Mendengar penjelasan beberapa kerabat tadi saya jadi ingat cerita Mama tentang salah seorang adik perempuannya yang sekarang berada di Makassar, yang biasanya saya panggil Acik, nah ceritanya waktu itu si Acik baru berusia sekitar 6 tahunan, ketika dia sedang bermain di lapangan bersama teman-temannya dia melihat seseorang yang ia duga adalah ayahnya sedang mengendarai sepeda, mengira kalau itu adalah Ayahnya, Acik segera berlari mengejarnya sambil berteriak-teriak memanggil ayahnya tersebut, dia terus berlari mengejarnya sampai orang itu berhenti di sebuah bioskop yang jaraknya kira-kira 1 Km dari lapangan tadi, begitu orang itu berbalik badan ternyata bukan ayahnya, sontak donk si Acik yang uda kecapean kecewa berat menyadari hal tersebut, sebagaimana reaksi spontan seorang anak bila dalam keadaan cape dan kecewa, maka Acik pun mulai menangis menjerit-jerit hingga akhirnya dikerubungi orang banyak, beberapa orang mencoba menanyakan identitas Acik,
"Namanya siapa ?.." 
"Adek.." (karena biasa dirumah dipanggil Adek)
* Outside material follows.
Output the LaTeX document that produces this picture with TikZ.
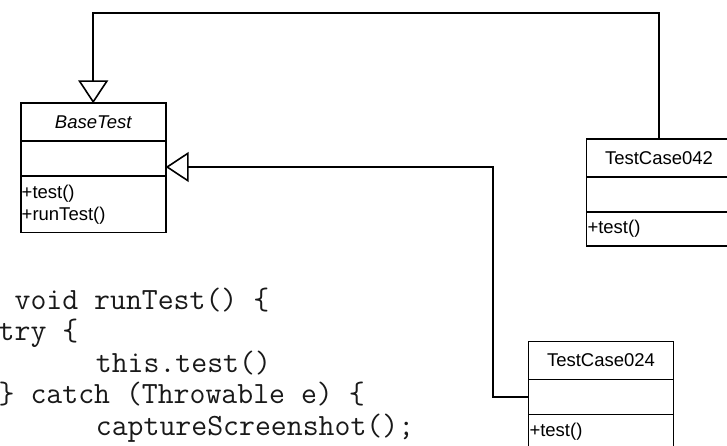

"Ayahnya namanya siapa ?.."
"Bapak.."
"Ibunya namanya siapa ?.."
"Mamak.." 
"Tinggalnya dimana ?.."
"Di rumah..".
Hahahahahaha....nggak kebayang betapa pusingnya orang-orang yang mendengar jawaban Acik tadi, syukur jaman dulu orangnya masih pada baik-baik, mau bersusah payah mencari rumah dan orang tua Acik, kalau jaman sekarang, waaaahh...nggak bisa bayangin.